5 Kommentare zu "Man muss nicht das E-Book verdammen"

  1. Ich warte bis heute auf den nachvollziehbaren und stichhaltigen Nachweis, dass sich dadurch, dass eBooks auf einschlägigen Tauschbörsen zu finden sind, auch nur ein Buch weniger verkauft …

    • In der Tat sind absolute Zahlen auf diesem Gebiet schwer zu kriegen, da man hier keine Doppel-Blindstudien durchführen kann und auf Indizien angewiesen ist, z. B. das Verhältnis verkaufte Reader vs. verkaufte Ebooks oder der rapide Niedergang des russischen Buchmarkts.

      Sie würden Verlagen empfehlen, Ihre Ebooks aktiv auf Tauschbörsen
      einzustellen, weil die ohnehin nur für kostenlose Werbung sorgen? Auch
      gegen Ladendiebstahl und Schwarzfahren gehen nur ökonomische Narren vor?
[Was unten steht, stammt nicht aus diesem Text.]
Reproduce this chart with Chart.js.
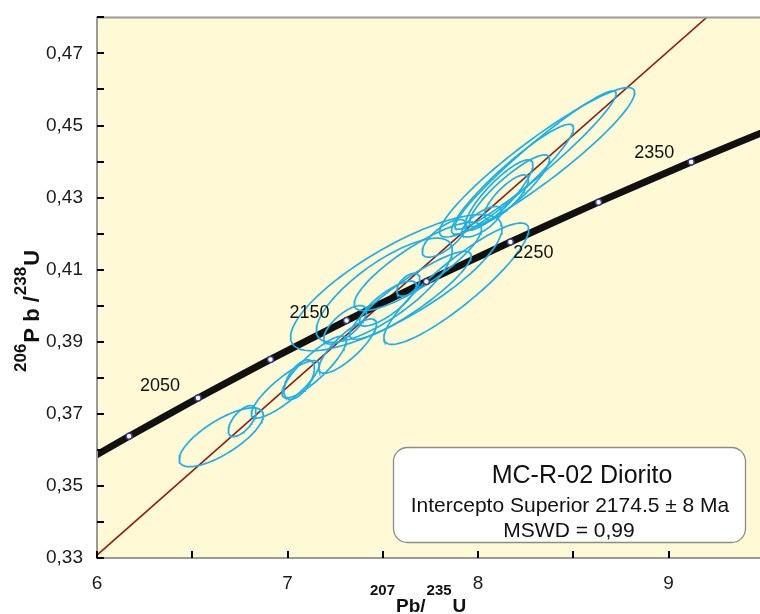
<!DOCTYPE html>
<html><head><meta charset="utf-8">
<script src="https://cdn.jsdelivr.net/npm/chart.js@4.4.1/dist/chart.umd.min.js"></script>
<style>html,body{margin:0;padding:0;background:#fff;overflow:hidden}canvas{display:block}</style>
</head><body>
<canvas id="c" width="760" height="614"></canvas>
<script>
// ---------- data ----------
// Concordia curve (206Pb/238U vs 207Pb/235U) sampled at these ages (Ma)
const concordiaAges = [1975, 2000, 2050, 2100, 2150, 2200, 2250, 2300, 2350, 2400];
const concordiaX = [5.9942, 6.1685, 6.5304, 6.9105, 7.3097, 7.7291, 8.1698, 8.6326, 9.1188, 9.6296];
const concordiaY = [0.35849, 0.36377, 0.37439, 0.38509, 0.39587, 0.40674, 0.41769, 0.42873, 0.43986, 0.45107];
const markerAges = [2000, 2050, 2100, 2150, 2200, 2250, 2300, 2350];
const labelAges = [2050, 2150, 2250, 2350];

// Discordia line end points
const discordiaX = [6.0, 9.2];
const discordiaY = [0.3308, 0.4800];

// Error ellipses: centre, half-extent in x / y, correlation
const ellX   = [6.652, 6.762, 6.988, 7.061, 7.140, 7.316, 7.303, 7.527, 7.634, 7.571, 7.886, 7.508, 7.645, 7.684, 7.823, 8.018, 8.310, 8.302, 8.181, 8.165, 8.110, 8.149];
const ellSX  = [0.2207, 0.0725, 0.178, 0.0799, 0.1687, 0.151, 0.112, 0.149, 0.0604, 0.555, 0.380, 0.357, 0.319, 0.334, 0.116, 0.1035, 0.512, 0.423, 0.320, 0.210, 0.178, 0.116];
const ellY   = [0.3635, 0.3680, 0.3768, 0.3795, 0.3830, 0.3888, 0.3947, 0.4006, 0.4058, 0.4064, 0.4061, 0.4043, 0.4029, 0.4109, 0.4187, 0.4233, 0.4398, 0.4404, 0.4351, 0.4319, 0.4307, 0.4301];
const ellSY  = [0.00816, 0.00429, 0.00797, 0.00547, 0.00857, 0.00753, 0.00533, 0.00624, 0.00316, 0.0189, 0.01684, 0.01445, 0.0122, 0.01228, 0.00522, 0.00423, 0.02074, 0.01918, 0.01525, 0.00997, 0.00978, 0.00621];
const ellRho = [0.751, 0.62, 0.852, 0.574, 0.855, 0.817, 0.704, 0.807, 0.515, 0.80, 0.891, 0.772, 0.90, 0.848, 0.707, 0.72, 0.933, 0.961, 0.933, 0.882, 0.86, 0.80];

// Axis tick labels
const xLabelValues = [6, 7, 8, 9];
const xLabelTexts = ['6', '7', '8', '9'];
const yLabelValues = [0.33, 0.35, 0.37, 0.39, 0.41, 0.43, 0.45, 0.47];
const yLabelTexts = ['0,33', '0,35', '0,37', '0,39', '0,41', '0,43', '0,45', '0,47'];

// Text
const boxLines = ['MC-R-02 Diorito', 'Intercepto Superior 2174.5 \u00B1 8 Ma', 'MSWD = 0,99'];
const xTitleParts = [['207', true], ['Pb/', false], ['235', true], ['U', false]];
const yTitleParts = [['206', true], ['P b /', false], ['238', true], ['U', false]];

// ---------- build ----------
const FONT = "'Liberation Sans', Arial, Helvetica, sans-serif";
const CYAN = '#1cb0e6';

function ellipsePoints(i) {
  const pts = [];
  const n = 96;
  const r = ellRho[i], q = Math.sqrt(1 - r * r);
  for (let k = 0; k <= n; k++) {
    const t = 2 * Math.PI * k / n;
    pts.push({ x: ellX[i] + ellSX[i] * Math.cos(t),
               y: ellY[i] + ellSY[i] * (r * Math.cos(t) + q * Math.sin(t)) });
  }
  return pts;
}

const concordiaData = concordiaX.map((x, i) => ({ x, y: concordiaY[i] }));
const markerData = markerAges.map(a => {
  const i = concordiaAges.indexOf(a);
  return { x: concordiaX[i], y: concordiaY[i] };
});

const datasets = [];
datasets.push({ data: markerData, showLine: false, pointRadius: 3, pointBorderWidth: 1.5,
  pointBackgroundColor: '#ffffff', pointBorderColor: '#3a3a8c', clip: 0 });
for (let i = 0; i < ellX.length; i++) {
  datasets.push({ data: ellipsePoints(i), showLine: true, pointRadius: 0, borderColor: CYAN,
    borderWidth: 1.7, fill: false, tension: 0, clip: 0 });
}
datasets.push({ data: concordiaData, showLine: true, pointRadius: 0, borderColor: '#111111',
  borderWidth: 7, tension: 0.2, fill: false, clip: 0, borderCapStyle: 'butt' });
datasets.push({ data: discordiaX.map((x, i) => ({ x, y: discordiaY[i] })), showLine: true,
  pointRadius: 0, borderColor: '#8e1f1a', borderWidth: 1.6, fill: false, clip: 0 });

function findLabel(vals, texts, v) {
  const i = vals.findIndex(t => Math.abs(t - v) < 1e-6);
  return i >= 0 ? texts[i] : '';
}

const labelOffsets = { 2050: [-38, -12], 2150: [-37, -8], 2250: [23, 11], 2350: [-37, -9] };

const decor = {
  id: 'decor',
  beforeDraw(chart) {
    const { ctx, chartArea: a } = chart;
    ctx.save();
    ctx.fillStyle = '#ffffff';
    ctx.fillRect(0, 0, chart.width, chart.height);
    ctx.fillStyle = '#fffad5';
    ctx.fillRect(a.left, a.top, a.right - a.left, a.bottom - a.top);
    ctx.restore();
  },
  afterDraw(chart) {
    const { ctx, chartArea: a, scales } = chart;
    const sx = scales.x, sy = scales.y;
    ctx.save();
    // frame
    ctx.strokeStyle = '#9a9a9a';
    ctx.lineWidth = 2;
    ctx.beginPath();
    ctx.moveTo(a.right, a.top); ctx.lineTo(a.left, a.top); ctx.lineTo(a.left, a.bottom); ctx.lineTo(a.right, a.bottom);
    ctx.stroke();
    // inward ticks
    ctx.strokeStyle = '#000';
    ctx.lineWidth = 2;
    ctx.beginPath();
    sy.ticks.forEach(t => {
      const y = Math.round(sy.getPixelForValue(t.value));
      ctx.moveTo(a.left, y); ctx.lineTo(a.left + 7, y);
    });
    sx.ticks.forEach(t => {
      const x = Math.round(sx.getPixelForValue(t.value));
      ctx.moveTo(x, a.bottom); ctx.lineTo(x, a.bottom - 7);
    });
    ctx.stroke();

    // concordia age labels
    ctx.fillStyle = '#111';
    ctx.font = '18px ' + FONT;
    ctx.textAlign = 'center';
    ctx.textBaseline = 'middle';
    labelAges.forEach(age => {
      const i = concordiaAges.indexOf(age);
      const px = sx.getPixelForValue(concordiaX[i]);
      const py = sy.getPixelForValue(concordiaY[i]);
      const o = labelOffsets[age];
      ctx.fillText(String(age), px + o[0], py + o[1]);
    });

    // annotation box
    ctx.beginPath();
    ctx.roundRect(393.5, 447.5, 352, 95, 14);
    ctx.fillStyle = '#ffffff';
    ctx.fill();
    ctx.strokeStyle = '#8c8c8c';
    ctx.lineWidth = 1.3;
    ctx.stroke();
    ctx.fillStyle = '#111';
    ctx.textBaseline = 'alphabetic';
    ctx.font = '25px ' + FONT;
    ctx.fillText(boxLines[0], 582, 483);
    ctx.font = '21px ' + FONT;
    ctx.fillText(boxLines[1], 570, 512);
    ctx.fillText(boxLines[2], 569, 537);

    // x title
    ctx.textAlign = 'left';
    let x = 370;
    xTitleParts.forEach(([t, sup]) => {
      ctx.font = 'bold ' + (sup ? 15 : 19) + 'px ' + FONT;
      ctx.fillText(t, x, sup ? 595 : 612);
      x += ctx.measureText(t).width + 1;
    });

    // y title (rotated)
    ctx.translate(0, 372);
    ctx.rotate(-Math.PI / 2);
    let u = 0;
    yTitleParts.forEach(([t, sup]) => {
      ctx.font = 'bold ' + (sup ? 17 : 22) + 'px ' + FONT;
      ctx.fillText(t, u, sup ? 26 : 39);
      u += ctx.measureText(t).width + 1;
    });
    ctx.restore();
  }
};

new Chart(document.getElementById('c'), {
  type: 'scatter',
  data: { datasets },
  options: {
    responsive: false,
    animation: false,
    devicePixelRatio: 1,
    events: [],
    layout: { padding: { top: 12, left: 0, right: 0, bottom: 0 }, autoPadding: false },
    plugins: { legend: { display: false }, tooltip: { enabled: false } },
    scales: {
      x: {
        type: 'linear', min: 6, max: 9.48,
        grid: { display: false }, border: { display: false },
        ticks: { stepSize: 0.5, includeBounds: false, autoSkip: false, maxRotation: 0, maxTicksLimit: 100,
          padding: 6, color: '#1a1a1a', font: { size: 19, family: FONT },
          callback: v => findLabel(xLabelValues, xLabelTexts, v) },
        afterFit: s => { s.height = 56; }
      },
      y: {
        type: 'linear', min: 0.33, max: 0.48,
        grid: { display: false }, border: { display: false },
        ticks: { stepSize: 0.01, autoSkip: false, maxTicksLimit: 100, includeBounds: false,
          padding: 6, color: '#1a1a1a', font: { size: 19, family: FONT },
          callback: v => findLabel(yLabelValues, yLabelTexts, v) },
        afterFit: s => { s.width = 97; }
      }
    }
  },
  plugins: [decor]
});
</script>
</body></html>
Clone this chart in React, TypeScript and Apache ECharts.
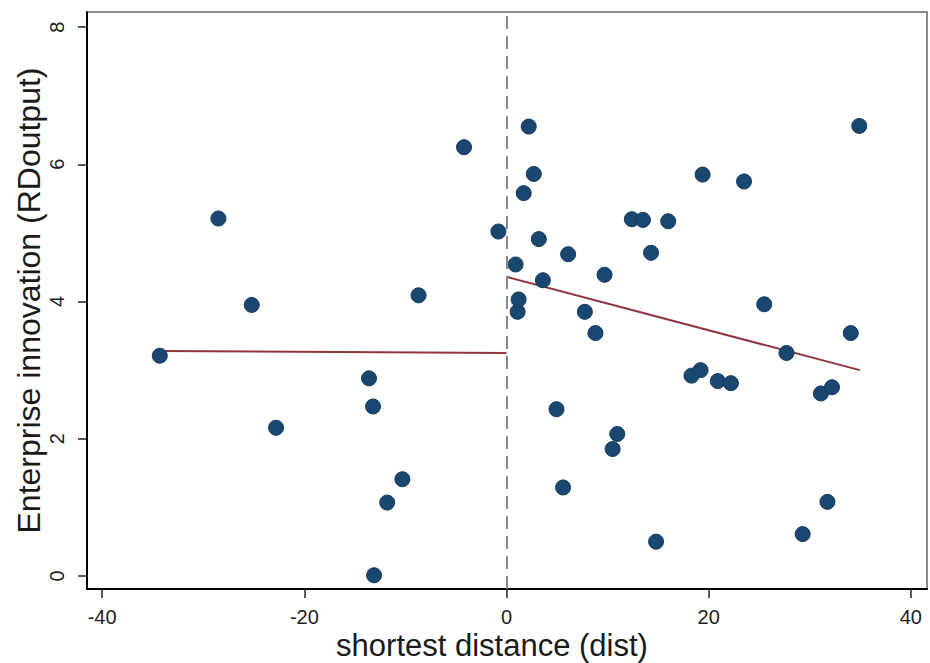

  2. „[…]in Zukunft generell der Weg sein wird, wie Autoren zu Verlagen und Verlage zu Autoren kommen[…]“ – warum sollten Autoren in Zukunft, wenn sie bereits erfolgreich sind, einen Verlag an ihrem Erfolg herumparasitieren haben wollen?

  3. Zunächst einmal: Danke für diese Reihe, die ich mit großem Interesse lese!

    Ich freue mich besonders, hier mal ein differenzierteres Bild über E-Books und Digitalisierung zu lesen – kein grundsätzliches Verdammen, keine bedingungslose Euphorie. Gäbe es doch nur mehr Vertreter der Branche, die nicht auf die üblichen Schwarz-Weiß-Schablonen zurückgreifen. Dann blieben uns solche jahrelangen Diskussionen erspart und der Fokus könnte wieder mehr vom Reden aufs Machen wechseln.

  4. Ich lese diese Interviews ja immer sehr gerne, weil da die Piraterie-Gretchenfrage gestellt wird. Nur die Antworten verstehe ich nicht immer:

    „Aber was ich so mitkriege, wie sich die technischen und juristischen
    Verteidigungsmöglichkeiten der Verlage entwickeln, würde ich sagen, dass die Gefahr für die E-Book-Piraten selber inzwischen weitaus größer ist als die Gefahr für die Verlage.“

    Fakt ist doch, dass es deutschsprachigen wie internationalen Piraterieseiten bestens geht, dass sie beständig wachsen und sich vermehren und dass ihnen von kaum einem Verlag irgendwas entgegengesetzt wird. Auch b***.bz hat inzwischen – ein paar wenige Tage hat es gedauert – umgehostet und Nachfolger gefunden:

    http://www.youtube.com/watch?f

    Gelegentlich verschwinden einzelne Piratenseiten mal, aber das ist doch nicht wegen Verfolgungsdruck, sondern regelmäßig, weil die sich intern streiten. Vor was sollten die auch Angst haben? Vor Hui Buh dem Schlossgespenst? Catweazle? Vor den brutalen Methoden der spanischen Inquisition?

    Oder unsere russischen „Freunde“ von L*G*? Das sind Profi-Bibliothekare, und die streiten vielleicht auch mal, aber doch vermutlich nur um die (sehr hohe) Qualität der Metadaten o. ä.

    Auf beiden genannten Seiten ist Andreas Eschbach übrigens „bestens“ vertreten.